Slogan, intese in panne e decreti da rivedere: il boomerang-migranti
I soccorsi sulla spiaggia di Cutro dopo il naufragio - Ansa
«Mai dire gatto, se non ce l’hai nel sacco», recita un adagio che, nel 2023, potrebbe attagliarsi ai tentativi dell’esecutivo di governare i flussi migratori. Pensiamo al tanto decantato (e altrettanto discusso, per i costi milionari e per i dubbi di natura giuridica) protocollo d’intesa per aprire due centri per migranti in Albania, in cui trattenere fino a 36mila richiedenti asilo l’anno. Siglato a novembre a Roma dai premier Meloni e Rama e presentato con enfasi, sarebbe dovuto entrare in funzione a inizio 2024, ma è ancora alle prese con la ratifica del Parlamento e con lo stop della Corte costituzionale albanese, che deciderà sulla sua sorte il 18 gennaio.
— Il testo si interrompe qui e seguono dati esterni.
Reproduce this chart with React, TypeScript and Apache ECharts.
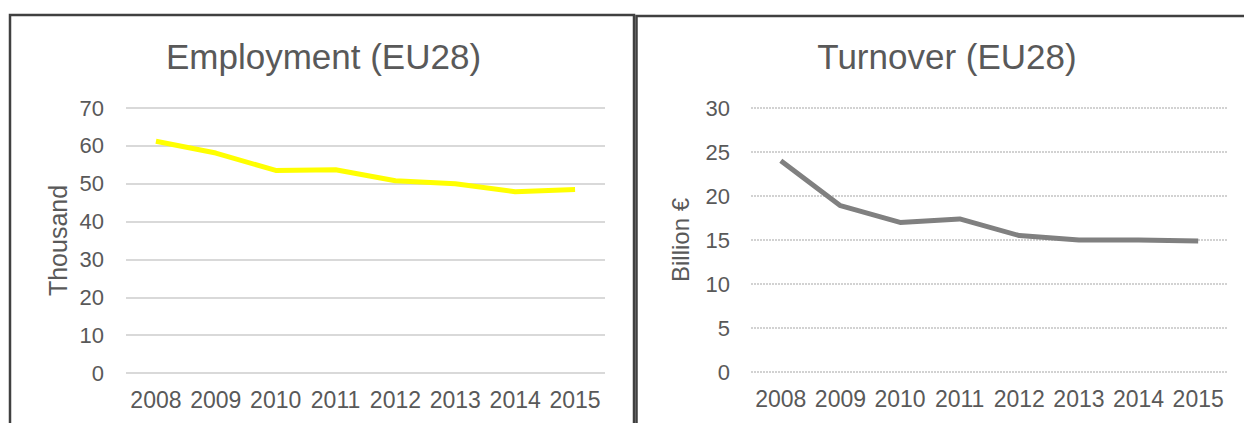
import React, { useEffect, useRef } from "react";
import * as echarts from "echarts";

const years = ["2008", "2009", "2010", "2011", "2012", "2013", "2014", "2015"];
const employment = [61.2, 58.1, 53.5, 53.7, 50.8, 50.0, 47.9, 48.5];
const turnover = [24.0, 18.9, 17.0, 17.4, 15.5, 15.0, 15.0, 14.9];
const titles = ["Employment (EU28)", "Turnover (EU28)"];
const axisNames = ["Thousand", "Billion €"];

const FONT = "'Liberation Sans', Arial, sans-serif";
const TEXT = "#595959";

export default function App() {
  const ref = useRef<HTMLDivElement>(null);
  useEffect(() => {
    document.body.style.margin = "0";
    const chart = echarts.init(ref.current!, undefined, { renderer: "svg" });
    const xAxisBase = (gridIndex: number) => ({
      type: "category" as const,
      gridIndex,
      data: years,
      boundaryGap: true,
      axisLine: { show: false },
      axisTick: { show: false },
      axisLabel: { fontSize: 23, color: TEXT, fontFamily: FONT, margin: 15, interval: 0 },
    });
    chart.setOption({
      animation: false,
      backgroundColor: "#ffffff",
      textStyle: { fontFamily: FONT },
      grid: [
        { left: 126, right: 639, top: 108, bottom: 50 },
        { left: 751, right: 16, top: 108, bottom: 51 },
      ],
      xAxis: [xAxisBase(0), xAxisBase(1)],
      yAxis: [
        {
          type: "value",
          gridIndex: 0,
          min: 0,
          max: 70,
          interval: 10,
          axisLine: { show: false },
          axisTick: { show: false },
          axisLabel: { fontSize: 22, color: TEXT, fontFamily: FONT, margin: 22 },
          splitLine: { lineStyle: { color: "#d9d9d9", width: 2 } },
          name: axisNames[0],
          nameLocation: "middle",
          nameRotate: 90,
          nameGap: 56,
          nameTextStyle: { fontSize: 25, color: TEXT, fontFamily: FONT },
        },
        {
          type: "value",
          gridIndex: 1,
          min: 0,
          max: 30,
          interval: 5,
          axisLine: { show: false },
          axisTick: { show: false },
          axisLabel: { fontSize: 22, color: TEXT, fontFamily: FONT, margin: 21 },
          splitLine: { lineStyle: { color: "#c4c4c4", width: 1.5, type: [2, 1] } },
          name: axisNames[1],
          nameLocation: "middle",
          nameRotate: 90,
          nameGap: 59,
          nameTextStyle: { fontSize: 24, color: TEXT, fontFamily: FONT },
        },
      ],
      series: [
        {
          type: "line",
          xAxisIndex: 0,
          yAxisIndex: 0,
          data: employment,
          symbol: "none",
          lineStyle: { color: "#ffff00", width: 5 },
        },
        {
          type: "line",
          xAxisIndex: 1,
          yAxisIndex: 1,
          data: turnover,
          symbol: "none",
          lineStyle: { color: "#808080", width: 5 },
        },
      ],
      graphic: [
        {
          type: "rect",
          shape: { x: 10, y: 15, width: 624, height: 430 },
          style: { fill: "none", stroke: "#404040", lineWidth: 2.5 },
          silent: true,
        },
        {
          type: "polyline",
          shape: { points: [[636.5, 440], [636.5, 16], [1250, 16]] },
          style: { fill: "none", stroke: "#404040", lineWidth: 2.5 },
          silent: true,
        },
        {
          type: "text",
          x: 323.5,
          y: 56.5,
          style: {
            text: titles[0],
            fontSize: 35,
            fontFamily: FONT,
            fill: TEXT,
            align: "center",
            verticalAlign: "middle",
          },
        },
        {
          type: "text",
          x: 947,
          y: 56.5,
          style: {
            text: titles[1],
            fontSize: 35,
            fontFamily: FONT,
            fill: TEXT,
            align: "center",
            verticalAlign: "middle",
          },
        },
      ],
    });
    return () => chart.dispose();
  }, []);
  return <div ref={ref} style={{ width: 1244, height: 423 }} />;
}
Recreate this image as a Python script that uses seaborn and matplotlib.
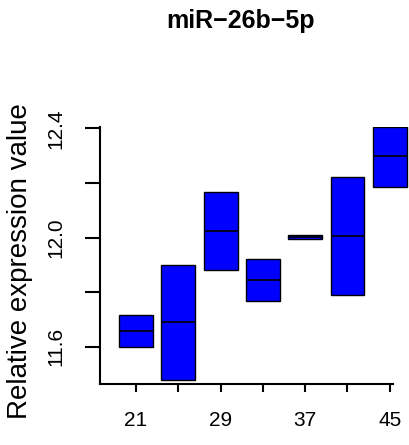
import matplotlib
matplotlib.use("Agg")
import matplotlib.pyplot as plt
import seaborn as sns
import pandas as pd

ages = ["21", "25", "29", "33", "37", "41", "45"]
box_low = [11.600, 11.478, 11.882, 11.768, 11.995, 11.791, 12.187]
box_median = [11.659, 11.690, 12.026, 11.845, 12.004, 12.006, 12.297]
box_high = [11.716, 11.899, 12.167, 11.923, 12.011, 12.223, 12.404]
xtick_labels = ["21", "", "29", "", "37", "", "45"]
ytick_values = [11.6, 11.8, 12.0, 12.2, 12.4]
ytick_labels = ["11.6", "", "12.0", "", "12.4"]

# build a table whose quartiles equal low / high and median equals median
rows = []
for a, lo, md, hi in zip(ages, box_low, box_median, box_high):
    for v in (lo, lo, md, hi, hi):
        rows.append({"age": a, "value": v})
df = pd.DataFrame(rows)

sns.set_style("ticks")
plt.rcParams["font.family"] = ["Liberation Sans", "DejaVu Sans"]
plt.rcParams["text.color"] = "black"
plt.rcParams["axes.labelcolor"] = "black"
plt.rcParams["xtick.color"] = "black"
plt.rcParams["ytick.color"] = "black"

fig = plt.figure(figsize=(4.09, 4.45), dpi=100)
ax = fig.add_axes([100 / 409, 1 - 384 / 445, 308.8 / 409, 257 / 445])

sns.boxplot(data=df, x="age", y="value", order=ages, ax=ax,
            color="#0000FF", saturation=1, width=0.8, whis=0,
            showcaps=False, showfliers=False, linecolor="black", linewidth=1.0,
            whiskerprops={"linewidth": 0},
            medianprops={"color": "black", "linewidth": 1.2})

ax.set_xlim(-0.851, 6.45)
ax.set_ylim(11.464, 12.405)
ax.spines["top"].set_visible(False)
ax.spines["right"].set_visible(False)
ax.spines["bottom"].set_bounds(-0.851, 6.076)
for s in ("left", "bottom"):
    ax.spines[s].set_linewidth(1.5)
    ax.spines[s].set_color("black")

ax.set_xticks(range(len(ages)))
ax.set_xticklabels(xtick_labels)
ax.set_yticks(ytick_values)
ax.set_yticklabels(ytick_labels, rotation=90, va="center")
ax.tick_params(axis="x", length=5.5, width=1.5, pad=14, labelsize=15,
               color="black", labelcolor="black")
ax.tick_params(axis="y", length=10.8, width=1.5, pad=14, labelsize=15,
               color="black", labelcolor="black")

ax.set_xlabel("")
ax.set_ylabel("Relative expression value", fontsize=20, color="black")
ax.yaxis.set_label_coords(-0.217, 0.48)

fig.text(240 / 409, 1 - 28 / 445, "miR\u221226b\u22125p", ha="center", va="baseline",
         fontsize=18, fontweight="bold", color="black")

fig.savefig("out.png", dpi=100)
Destino analogo per l’accordo con la Tunisia, targato Ue e ispirato dall’Italia, propagandato come “un modello” ma ancora non entrato davvero in funzione. E che dire del “Piano Mattei” di cooperazione con l’Africa, la cui presentazione è slittata al 2024? Nel frattempo, sono arrivati via mare in Italia 153mila migranti, contro i 101mila del 2022. Un flusso che mette alla prova i soccorsi in mare e l’accoglienza, con eventi tragici come il naufragio a Steccato di Cutro, che ha commosso l’Europa e sulle cui responsabilità indaga la magistratura. Una tragedia evocata dall’esecutivo per giustificare l’approccio emergenziale (benché l’immigrazione sia una costante da decenni) e la decretazione d’urgenza con cui ha bersagliato l’impegno delle ong in mare, ristretto la protezione umanitaria e disposto che i minori 16-18enni vadano in centri per adulti. Per non parlare della decisione di bollare come “sicuri” alcuni Paesi di provenienza (vedi Tunisia) bocciata da sentenze a cui il governo ha risposto innescando uno scontro con la magistratura, partito coi ricorsi sul caso Apostolico e a rischio di finire davanti alla Consulta. Pure nel caso di norme di lungo respiro, come il decreto flussi triennale sull’ingresso di 452mila lavoratori stranieri regolari, la burocrazia-lumaca incombe sugli esiti. Il tutto mentre la partita Ue sul Patto per le migrazioni non è ancora chiusa. Insomma, al di là degli slogan, l’approccio propagandistico ed emergenziale, nella gestione dei flussi migratori, non sta pagando. E più che un pacchetto di possibili soluzioni, somiglia a un’affannosa rincorsa in cui finora di gatti, nel sacco del governo, se ne contano pochi.